“E io pago!”: storica condanna al pagamento delle tasse per Airbnb

Nessuna eccezione per la società statunitense: il Consiglio di Stato condanna Airbnb al pagamento dell'imposta sui canoni

crediti: destinosahora.com

Ammonta a 779 milioni di euro la somma che Airbnb, la società che gestisce la nota piattaforma di hosting online, deve all’erario italiano. Il denaro è stato sequestrato dalla Procura di Milano, secondo la quale la società non avrebbe versato la cedolare secca sui canoni di locazione breve corrisposti tra il 2017 e il 2021 dagli ospiti delle strutture recettive.

La legge italiana prevede che il proprietario di un immobile locato ad uso abitativo possa decidere di pagare un’imposta sostitutiva, la cedolare secca, in ragione di un’aliquota del 21% sul canone di locazione annuo. Dal 2017 anche gli intermediari immobiliari, residenti in Italia e non, che intervengono nel pagamento dei canoni sono tenuti a operare una ritenuta del 21% sui canoni di locazione breve. La ritenuta, peraltro, sarebbe destinata ad aumentare fino al 26% secondo quanto prevede la bozza della nuova legge di bilancio.

Italia, un mercato immobiliare meno competitivo degli altri

L’obbligo di ritenuta non è l’unico onere per gli operatori: chi tra loro risiede all’estero ed è privo di una stabile organizzazione in Italia deve anche nominare un rappresentante fiscale incaricato di adempiere agli obblighi legali per conto della società. La legge vieta la nomina di un rappresentante nello Stato di residenza degli operatori, disincentivando lo svolgimento dell’attività in Italia e ostacolando la libera circolazione dei servizi nel mercato comune.

Nella vicenda giudiziaria che l’ha coinvolta, la società Airbnb (che ha sede in Irlanda), sosteneva che la legge italiana avrebbe dovuto essere disapplicata data la sua contrarietà al diritto dell’Unione.
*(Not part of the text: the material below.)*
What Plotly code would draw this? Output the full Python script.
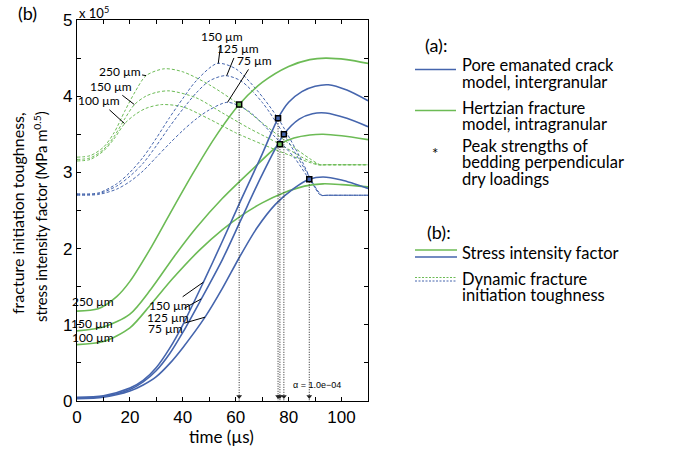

Il Consiglio di Stato, al quale competeva la decisione sul ricorso in appello, ha rimarcato l’operatività della disciplina legislativa nazionale con l’esclusione del dovere di nomina: Airbnb dovrà corrispondere all’Agenzia delle Entrate l’imposta sui canoni anche in assenza di un rappresentante che ne assolva i doveri fiscali. Il rappresentante fiscale è solo una figura accessoria e il dovere di nominarlo può essere espunto. La sua esclusione non priva la norma di efficacia; anzi, proprio perché Airbnb ha la disponibilità materiale del denaro, l’ente impositore può vantare le proprie pretese direttamente nei confronti della società.

La decisione arriva in seguito alla pronuncia della Corte di giustizia UE sulla conformità della disciplina nazionale con l’articolo 56 del Trattato sul funzionamento dell’Unione Europea, in cui è sancito il divieto di restrizioni alla libera prestazione dei servizi all’interno dell’Unione. Ci sono, però, motivi d’interesse pubblico per cui uno Stato può limitare la libera prestazione dei servizi senza violare il divieto. La nomina del rappresentante fiscale rientra nel quadro delle misure adottate dal legislatore italiano per contrastare l’evasione fiscale. Un obiettivo, questo, d’interesse pubblico che giustifica una limitazione alla libera circolazione dei servizi.

Ci si può domandare se questa limitazione sia proporzionata al fine perseguito. La Corte ha espresso chiaramente il suo giudizio: la misura non è proporzionata. Quando è chiamato a scegliere la misura più adatta al perseguimento di un fine nell’esercizio della sua sovranità nazionale, il legislatore deve, infatti, rispettare il principio di proporzionalità, per cui la misura non dovrà eccedere quanto necessario a raggiungere il suo scopo e dovrà pregiudicare il meno possibile le libertà dei cittadini europei.